Margaret Landon - Life

Life

Born Margaret Dorothea Mortenson to Anenus Duabus "A.D." and Adelle Mortensen in Somers, Wisconsin, she was one of three daughters in a devout Methodist family. The family moved to Evanston, Illinois, where she graduated from Evanston Township High School in 1921.

She attended Wheaton College in Wheaton, Illinois, graduating in 1925. She taught at a school for a year, then married Kenneth Landon, whom she knew from Wheaton, and in 1927 they signed up as Presbyterian missionaries to Thailand.

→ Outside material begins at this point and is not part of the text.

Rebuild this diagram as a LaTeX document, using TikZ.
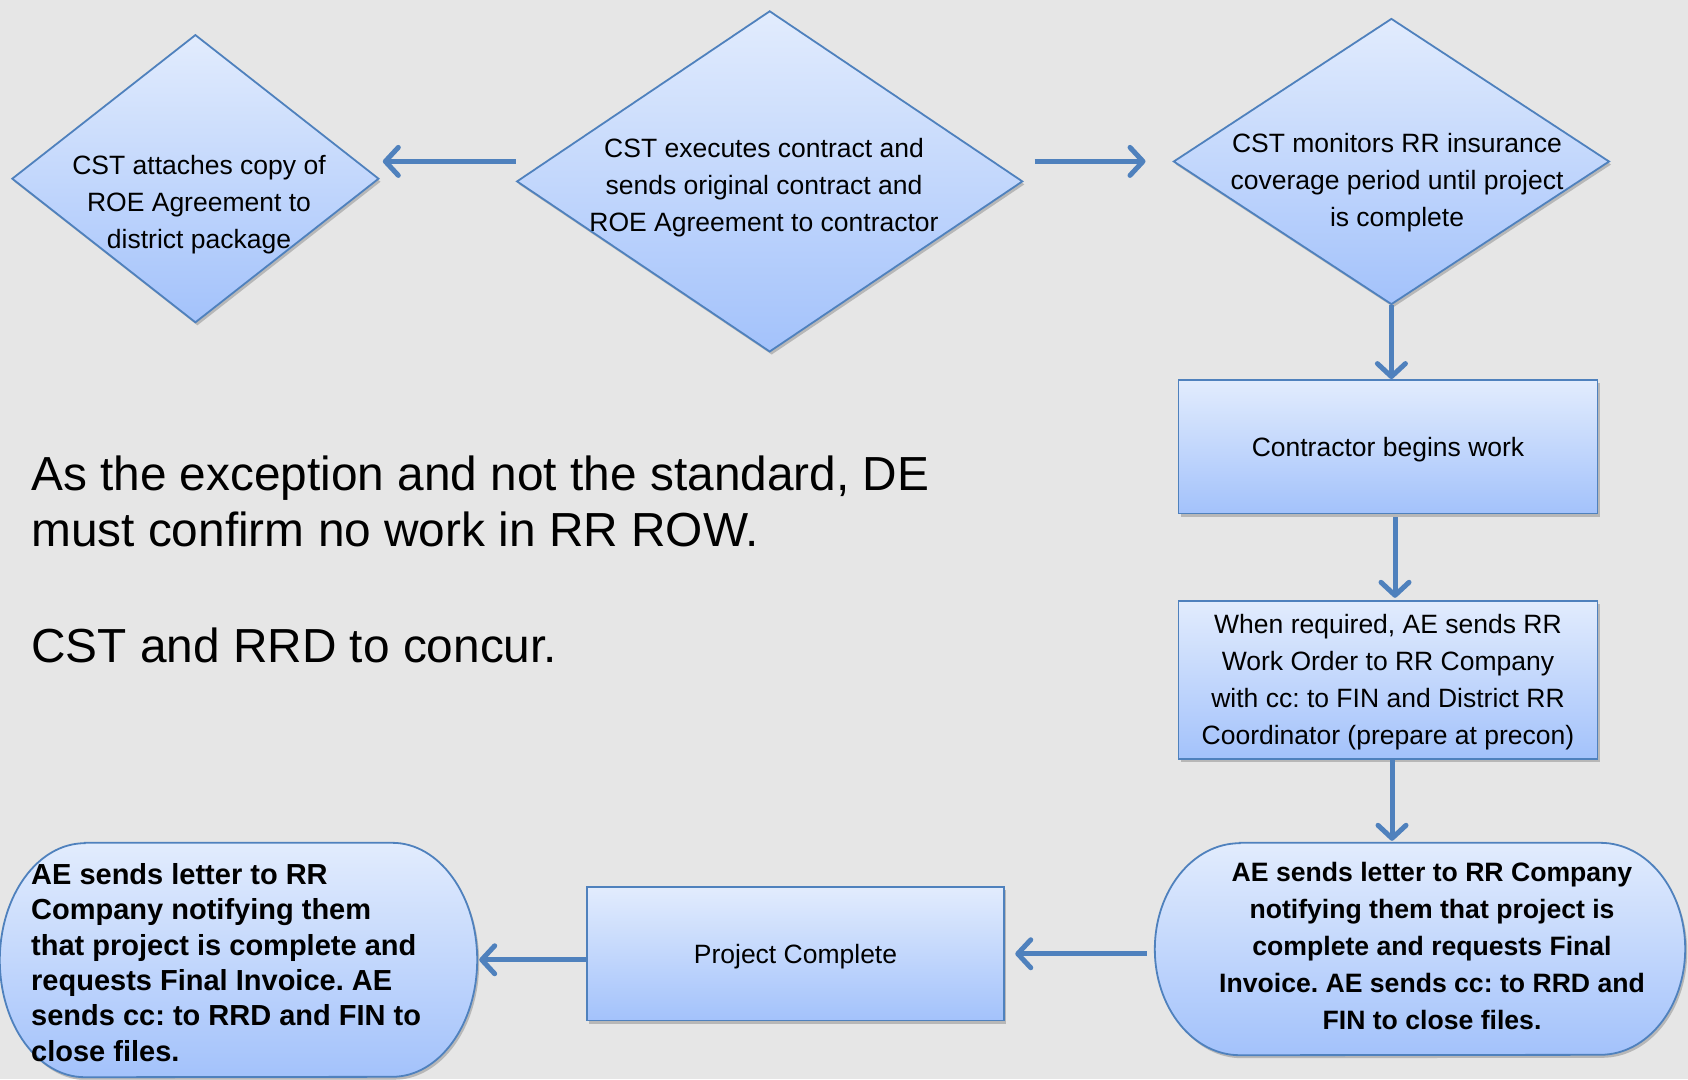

Between 1927-1937, Landon raised her first three children while running a mission school in Trang and read extensively about the country. During her readings, she learned about Anna Leonowens, the late-19th Century governess to the Siamese royal family. When the Landon family returned to America in 1937, she soon began writing articles and then began researching material for a book on Leonowens.

Kenneth Landon moved to Washington, D.C. in 1941 to work for the federal government as an expert on Southeast Asia. Margaret and the children joined him in 1942. In 1949, Kenneth published Southeast Asia, Crossroad of Religions, subsequently reprinted in 1969 and 1974. He also published Siam in Transition in 1939 and The Chinese in Thailand in 1941.

Landon's fourth child, Kenneth, Jr., was born in Washington, D.C., in 1943. He followed the lead of his parents and took up writing about his own field of interest, releasing God of Glory: The Promise of Relationship in 1992.

Margaret Landon was married 67 years. She died in Alexandria, Virginia, December 4, 1993, aged 90, leaving 13 grandchildren and 25 great-grandchildren. She is interred in Wheaton Cemetery in Illinois.